# In Office Billing of ESI



## Jennifer1 (Jun 4, 2008)

Our pain management doc was told to take over the facility billing for his practice.  Currently the doc only bills for the professional charges, but wants to know what to bill for the facility side (again procedures done in office) and if those charges are even reimbursable or bundled into the professional charges.  Can the doc bill for both the professional and technical/facility charges?  And what codes would he need to bill for the "in office" facility charges?  Any help would be appreciated !


----------



## mbort (Jun 5, 2008)

I could be wrong on this...I dont beleive the office is considered a "facility".  I believe that you have to have special licensing for "facility" billing.  Again, I could be wrong.  
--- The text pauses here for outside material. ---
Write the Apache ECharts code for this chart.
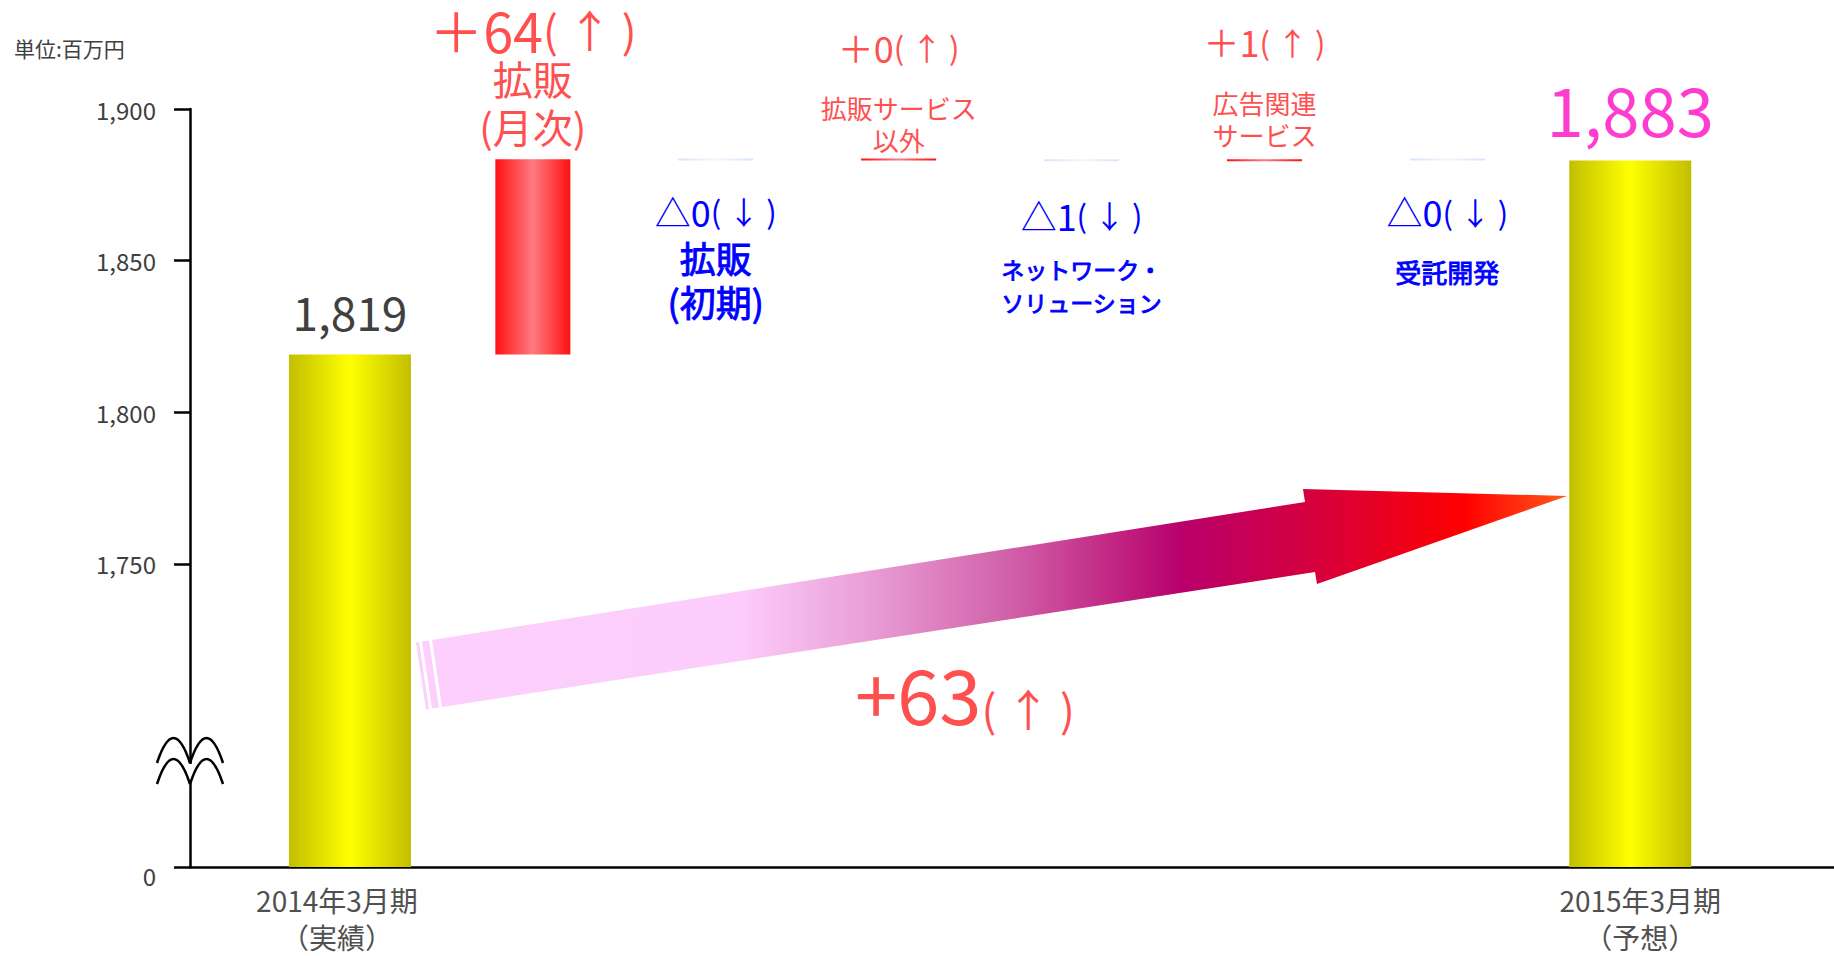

Anyone else have any input on this?


----------



## Jennifer1 (Jun 5, 2008)

The clinic is licensed thru Medicare as a "non ASC"....All procedures are considered done in office.


----------



## cconroycpch (Jun 5, 2008)

If there is a facility licensed, you would need to bill under the facility name with the same procedure code(s).  If there isn't a facility licensed, then the physician should receive a higher reimbursement for the site of service differential.


----------



## melsalinas (Jun 5, 2008)

You can only bill a Technical Component if you are the owner of the machine. I don't see why he can't bill for his services also.


----------



## Walker22 (Jul 15, 2008)

bill in office ESI's as follows:

1. procedure code
2. flouro code (without the -26 or -tc mods)
3. supplies

you would make sure to send this claim with POS code 11. This will prompt the higher payment for the combined professional and facility charges.

if you have any questions email me at walkerb@tameyourpain.com

hope that helps!


----------